Por: Gabriel S. Galán Melo
La elaboración de un texto constitucional no es, ni puede ser, un asunto menor. De ella depende la arquitectura jurídica, política y económica de un país entero. Una constitución no es simplemente un conjunto de artículos redactados para corregir supuestas incongruencias o responder a determinadas demandas coyunturales; es, en realidad, el proyecto estructural básico de convivencia de una nación. Por eso, su formulación exige rigor, conocimiento y visión de largo plazo. El debate sobre la posibilidad de redactar o reformar una constitución no debe abordarse desde el apasionamiento político ni desde la lógica simple y reduccionista de las encuestas o de las mayorías parlamentarias. Una carta fundamental no puede ser fruto de la improvisación ni del cálculo electoral, sino de la reflexión técnica y del compromiso ético de quienes comprenden la naturaleza del poder y sus límites. Redactar una constitución es diseñar el orden y el sentido del Estado y eso requiere más que solo buena voluntad: exige competencia jurídica, sensibilidad histórica y comprensión institucional.

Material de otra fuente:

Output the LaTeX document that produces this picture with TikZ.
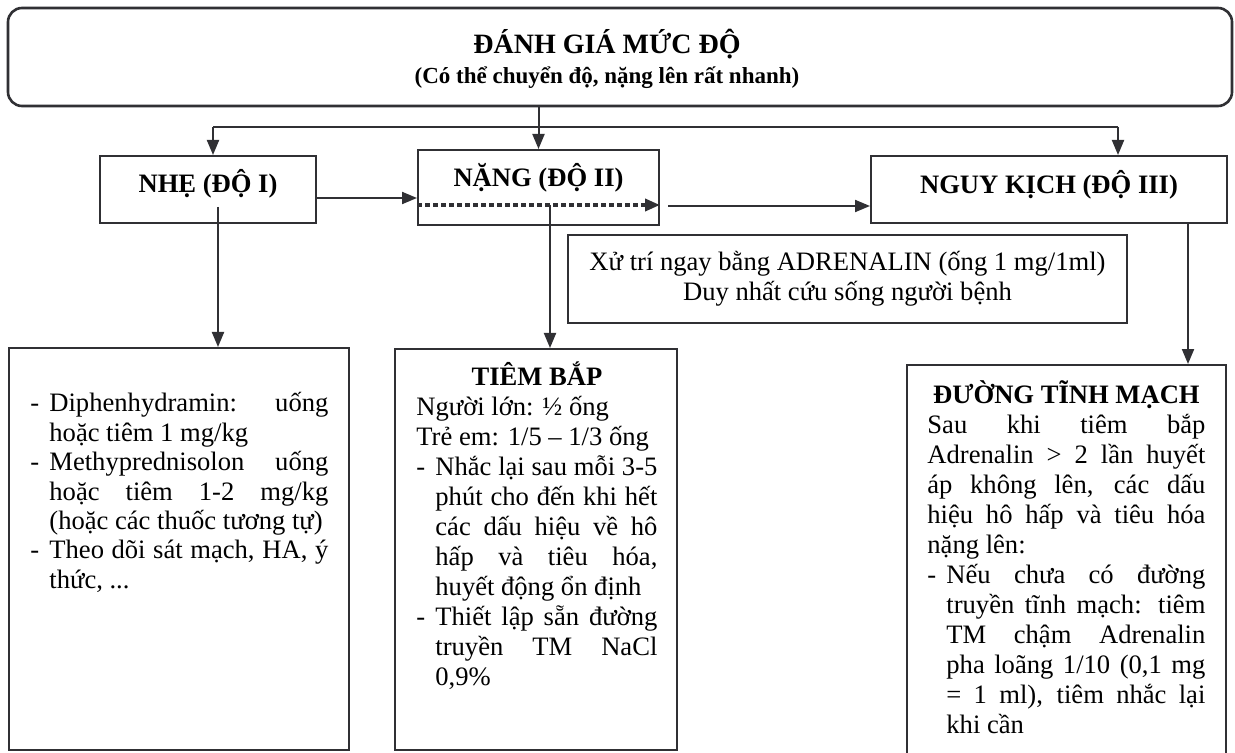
\documentclass[tikz,border=0pt]{standalone}
\usepackage{fontspec}
\setmainfont{Liberation Serif}
\usetikzlibrary{arrows.meta}
\definecolor{ink}{RGB}{48,48,52}
\newcommand{\dashitem}{\par\hangindent=9.5pt\hangafter=1\noindent\makebox[9.5pt][l]{-}}

\begin{document}
\begin{tikzpicture}[x=0.5pt,y=0.5pt,yscale=-1,xscale=1,
  box/.style={draw=ink,line width=1pt,inner sep=0pt},
  headtxt/.style={font=\fontsize{13.3}{15}\selectfont\bfseries,text=black,inner sep=0pt},
  bodytxt/.style={font=\fontsize{13.3}{15}\selectfont,text=black,inner sep=0pt,align=justify},
  arrow/.style={draw=ink,line width=1pt,-{Triangle[length=7.5pt,width=6pt]}},
  dotarrow/.style={draw=ink,line width=1.8pt,dash pattern=on 2.4pt off 1.6pt,-{Triangle[length=7.5pt,width=6pt]}}]
%set diagram left start at 0, and has height of 753
\useasboundingbox (0,0) rectangle (1235,753);
\fill[white] (0,0) rectangle (1235,753);

%Shape: Rounded Rect
\node [box,line width=1.3pt,rounded corners=7pt,minimum width=612pt,minimum height=49pt] (assess) at (620,57) {};
%Shape: Rectangle
\node [box,minimum width=108pt,minimum height=33.5pt] (mild) at (208,189.5) {};
%Shape: Rectangle
\node [box,minimum width=120.5pt,minimum height=37.5pt] (severe) at (538.5,187.5) {};
%Shape: Rectangle
\node [box,minimum width=178pt,minimum height=33.5pt] (crit) at (1049,189.5) {};
%Shape: Rectangle
\node [box,minimum width=279.5pt,minimum height=44pt] (adren) at (847.5,279) {};
%Shape: Rectangle
\node [box,minimum width=170pt,minimum height=201pt] (antihist) at (179,549) {};
%Shape: Rectangle
\node [box,minimum width=141pt,minimum height=200.5pt] (im) at (536,549.5) {};
%Shape: Rectangle
\node [box,minimum width=159.5pt,minimum height=205pt] (iv) at (1066.5,570) {};

%Straight Lines
\coordinate (forkL) at (213,127);
\coordinate (forkR) at (1118,127);
\draw [draw=ink,line width=1pt] (forkL) -- (forkR);
\draw [arrow] (assess.south -| severe.north) -- (severe.north);
\draw [arrow] (forkL) -- (forkL |- mild.north);
\draw [arrow] (forkR) -- (forkR |- crit.north);
%Straight Lines
\draw [arrow] (mild.east |- 0,198) -- (severe.west |- 0,198);
\draw [dotarrow] (severe.west |- 0,205) -- (severe.east |- 0,205);
\coordinate (severeend) at (668,206);
\draw [arrow] (severeend) -- (severeend -| crit.west);
%Straight Lines
\coordinate (mildout) at (218,207);
\draw [arrow] (mildout) -- (mildout |- antihist.north);
\coordinate (severeout) at (550,205);
\draw [arrow] (severeout) -- (severeout |- im.north);
\coordinate (critout) at (1188,223);
\draw [arrow] (critout) -- (critout |- iv.north);

% Text Node
\node [headtxt,align=center] (assesstxt) at (607,59) {{\fontsize{14}{13.5}\selectfont ĐÁNH GIÁ MỨC ĐỘ}\\{\fontsize{11.5}{13.5}\selectfont (Có thể chuyển độ, nặng lên rất nhanh)}};
% Text Node
\node [headtxt,anchor=base] (mildtxt) at (208,193) {NHẸ (ĐỘ I)};
% Text Node
\node [headtxt,anchor=base] (severetxt) at (538.5,187) {NẶNG (ĐỘ II)};
% Text Node
\node [headtxt,anchor=base] (crittxt) at (1049,194) {NGUY KỊCH (ĐỘ III)};
% Text Node
\node [bodytxt,align=center] (adrentxt) at (847.5,279) {Xử trí ngay bằng ADRENALIN (ống 1 mg/1ml)\\Duy nhất cứu sống người bệnh};
% Text Node
\node [bodytxt,font=\fontsize{13.3}{14.7}\selectfont,anchor=north west,text width=149pt] (antihisttxt) at (30,382) {%
\dashitem Diphenhydramin: uống\linebreak hoặc tiêm 1 mg/kg
\dashitem Methyprednisolon uống\linebreak hoặc tiêm 1-2 mg/kg\linebreak (hoặc các thuốc tương tự)
\dashitem Theo dõi sát mạch, HA, ý\linebreak thức, ...\par};
% Text Node
\node [bodytxt,anchor=north west,text width=120.5pt] (imtxt) at (416,361) {%
{\centering\bfseries TIÊM BẮP\par}
\noindent Người lớn: ½ ống\par
\noindent Trẻ em: 1/5 – 1/3 ống
\dashitem Nhắc lại sau mỗi 3-5\linebreak phút cho đến khi hết\linebreak các dấu hiệu về hô\linebreak hấp và tiêu hóa,\linebreak huyết động ổn định
\dashitem Thiết lập sẵn đường\linebreak truyền TM NaCl\linebreak 0,9\%\par};
% Text Node
\node [bodytxt,anchor=north west,text width=139pt] (ivtxt) at (927,380) {%
{\centering\bfseries ĐƯỜNG TĨNH MẠCH\par}
\noindent Sau khi tiêm bắp\linebreak Adrenalin > 2 lần huyết\linebreak áp không lên, các dấu\linebreak hiệu hô hấp và tiêu hóa\linebreak nặng lên:
\dashitem Nếu chưa có đường\linebreak truyền tĩnh mạch: tiêm\linebreak TM chậm Adrenalin\linebreak pha loãng 1/10 (0,1 mg\linebreak = 1 ml), tiêm nhắc lại\linebreak khi cần\par};

\end{tikzpicture}
\end{document}
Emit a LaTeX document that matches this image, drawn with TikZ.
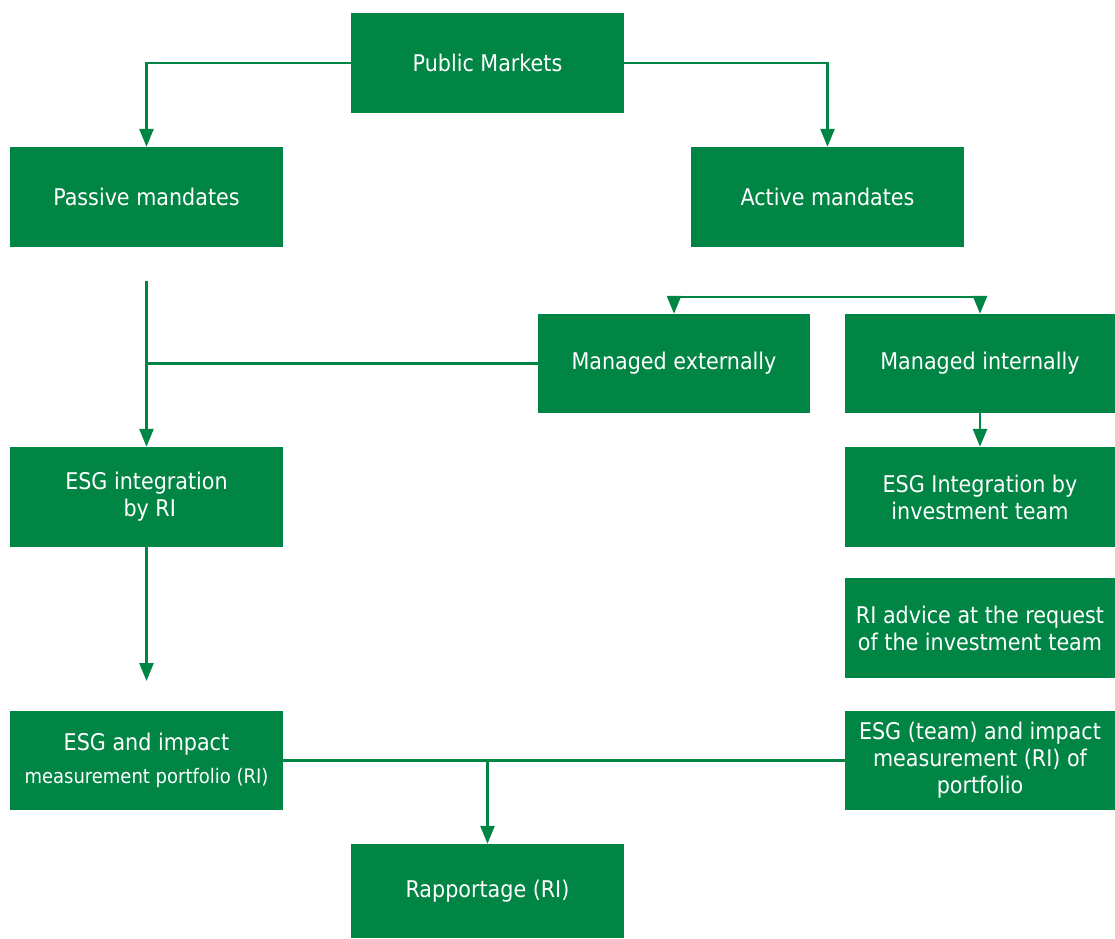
\documentclass[tikz,border=0pt]{standalone}
\usepackage{fontspec}
\setmainfont{DejaVu Sans Condensed}
\usetikzlibrary{arrows.meta}
\definecolor{bgreen}{RGB}{0,133,69}
\tikzset{
  box/.style={fill=bgreen, draw=none, text=white, align=center, inner sep=0pt,
    minimum width=273pt, minimum height=100pt, font=\fontsize{23}{27}\selectfont},
  conn/.style={draw=bgreen, line width=2.6pt},
  arr/.style={conn, -{Triangle[width=14pt,length=18pt]}}
}
\begin{document}
\begin{tikzpicture}[x=1pt,y=-1pt]
\useasboundingbox (0,0) rectangle (1115,938);
\node[box] (pm) at (487.5,63) {Public Markets};
\node[box] (pass) at (146.5,197) {Passive mandates};
\node[box] (act) at (827.5,197) {Active mandates};
\node[box, minimum width=272pt, minimum height=99pt] (ext) at (674,363.5) {Managed externally};
\node[box, minimum width=270pt, minimum height=99pt] (int) at (980,363.5) {Managed internally};
\node[box] (esgri) at (146.5,497) {ESG integration\\ \ by RI};
\node[box, minimum width=270pt] (esgteam) at (980,497) {ESG Integration by\\investment team};
\node[box, minimum width=270pt] (advice) at (980,628) {RI advice at the request\\of the investment team};
\node[box, minimum height=99pt] (meas) at (146.5,760.5) {ESG and impact\\[6pt]{\fontsize{20}{24}\selectfont measurement portfolio (RI)}};
\node[box, minimum width=270pt, minimum height=99pt] (meas2) at (980,760.5) {ESG (team) and impact\\measurement (RI) of\\portfolio};
\node[box, minimum height=94pt] (rap) at (487.5,891) {Rapportage (RI)};

\coordinate (split) at (827,297);
\coordinate (passdown) at (146.5,281);
\coordinate (esgend) at (146.5,681);
\coordinate (rapjoin) at (487.5,760.5);

\draw[arr] (pm.west) -| (pass.north);
\draw[arr] (pm.east) -| (act.north);
\draw[arr] (split) -| (ext.north);
\draw[arr] (split) -| (int.north);
\draw[arr] (passdown) -- (esgri.north);
\draw[conn] (ext.west) -- (ext.west -| passdown);
\draw[arr] (int.south) -- (esgteam.north);
\draw[arr] (esgri.south) -- (esgend);
\draw[conn] (meas.east) -- (meas2.west);
\draw[arr] (rapjoin) -- (rap.north);
\end{tikzpicture}
\end{document}
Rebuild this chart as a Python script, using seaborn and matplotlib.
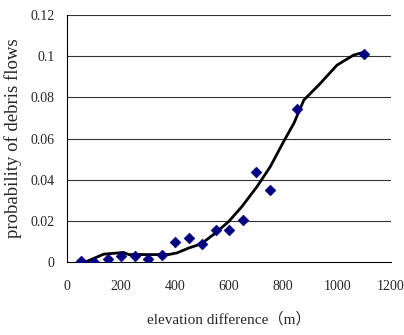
import matplotlib
matplotlib.use("Agg")
import matplotlib.pyplot as plt
import pandas as pd
import seaborn as sns

# observed probabilities
elev_obs = [50, 100, 150, 200, 250, 300, 350, 400, 450, 500, 550, 600, 650, 700, 750, 850, 1100]
prob_obs = [0.0006, 0.0, 0.0015, 0.0027, 0.0031, 0.0015, 0.0034, 0.0095, 0.0118, 0.0087,
            0.0157, 0.0154, 0.0205, 0.0438, 0.0351, 0.0745, 0.1009]

# fitted curve
elev_fit = [68, 136, 210, 228, 300, 376, 407, 451, 481, 506, 549, 599, 648, 704, 753,
            802, 840, 877, 938, 1000, 1062, 1099]
prob_fit = [0.0, 0.0038, 0.0046, 0.0036, 0.0036, 0.0036, 0.0044, 0.0068, 0.0081, 0.0097,
            0.014, 0.0197, 0.027, 0.0367, 0.0464, 0.0585, 0.0674, 0.0787, 0.0868, 0.0957,
            0.1006, 0.1019]

x_ticks = [0, 200, 400, 600, 800, 1000, 1200]
y_ticks = [0, 0.02, 0.04, 0.06, 0.08, 0.1, 0.12]
y_tick_labels = ["0", "0.02", "0.04", "0.06", "0.08", "0.1", "0.12"]


def main() -> None:
    sns.set_style("white")
    plt.rcParams["font.family"] = ["Liberation Serif", "Noto Sans CJK SC"]

    obs = pd.DataFrame({"elev": elev_obs, "prob": prob_obs})
    fit = pd.DataFrame({"elev": elev_fit, "prob": prob_fit})

    fig = plt.figure(figsize=(4.04, 3.35), dpi=100)
    ax = fig.add_axes([0.166, 0.218, 0.802, 0.737])

    for y in y_ticks[1:]:
        ax.axhline(y, color="#333333", lw=0.8, zorder=0)

    sns.lineplot(data=fit, x="elev", y="prob", ax=ax, color="black", lw=2, zorder=2)
    sns.scatterplot(data=obs, x="elev", y="prob", ax=ax, marker="D", s=30,
                    color="#000080", edgecolor="#000080", zorder=3)

    ax.set_xlim(0, 1200)
    ax.set_ylim(0, 0.12)
    ax.set_xticks(x_ticks)
    ax.set_yticks(y_ticks)
    ax.set_yticklabels(y_tick_labels)
    ax.tick_params(axis="x", direction="in", length=4, width=0.8, color="black",
                   labelsize=10, pad=13)
    ax.tick_params(axis="y", length=0, labelsize=10, pad=9)

    ax.spines["top"].set_visible(False)
    ax.spines["right"].set_visible(False)
    for side in ["left", "bottom"]:
        ax.spines[side].set_color("black")
        ax.spines[side].set_linewidth(0.8)

    ax.set_xlabel("elevation difference（m）", fontsize=11, labelpad=14)
    ax.set_ylabel("probability of debris flows", fontsize=13.5, labelpad=6)

    fig.savefig("out.png", dpi=100)
    plt.close(fig)


if __name__ == "__main__":
    main()
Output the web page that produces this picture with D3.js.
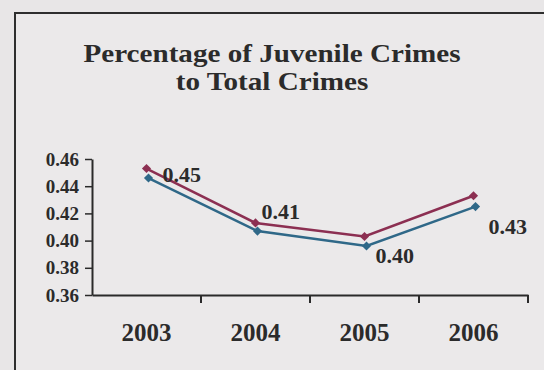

El error más frecuente en los procesos de reforma contemporáneos ha sido, en varias ocasiones, reducir la ingeniería constitucional a un ejercicio de maquillaje normativo. Sin embargo, una constitución es un sistema, es decir, un entramado coherente en el que la constitución dogmática, la constitución orgánica y la constitución económica se entrelazan para sostener un proyecto de país. La constitución dogmática expresa los valores, los derechos y las garantías fundamentales que devienen de la dignidad del ser humano y protegen a todos los ciudadanos; la constitución orgánica determina la distribución del poder, el funcionamiento de las instituciones y los mecanismos de control entre los órganos del Estado; y, la constitución económica, finalmente, establece las reglas del juego que orientan la producción, la redistribución de la riqueza y la función social de la propiedad. Ninguna de estas dimensiones puede comprenderse de modo aislado, de manera que, alterar una afecta inevitablemente la estabilidad de las otras y del conjunto en sí mismo.

Por ello, todo intento de modificación constitucional requiere de una visión sistémica. No se trata de ajustar artículos dispersos, sino de preservar el equilibrio entre los principios, las instituciones y las políticas que sostienen la edificación constitucional. Una reforma que ignore esta articulación corre el riesgo de romper la coherencia interna del orden jurídico y debilitar bruscamente la legitimidad misma del Estado. Las constituciones no envejecen por el paso del tiempo, sino por la pérdida y ausencia de sentido en la comunidad política que regula. Reformarlas sin comprender su lógica interna es como intervenir un organismo vivo sin conocer su fisiología; es decir, puede parecer un acto aparente de renovación, pero también puede causar una hemorragia institucional irreparable.
Por eso, antes de reabrir el debate constituyente, el país necesita menos discursos y más reflexión; menos consignas y más conocimiento. La historia enseña que las naciones que improvisan sus constituciones terminan improvisando su destino. La verdadera madurez democrática consiste en reconocer que el texto fundamental de un Estado no se escribe para una generación en particular, sino para todas. Y en esta tarea, la prudencia, la técnica y la visión de conjunto no son opcionales, son el cimiento mismo de la república.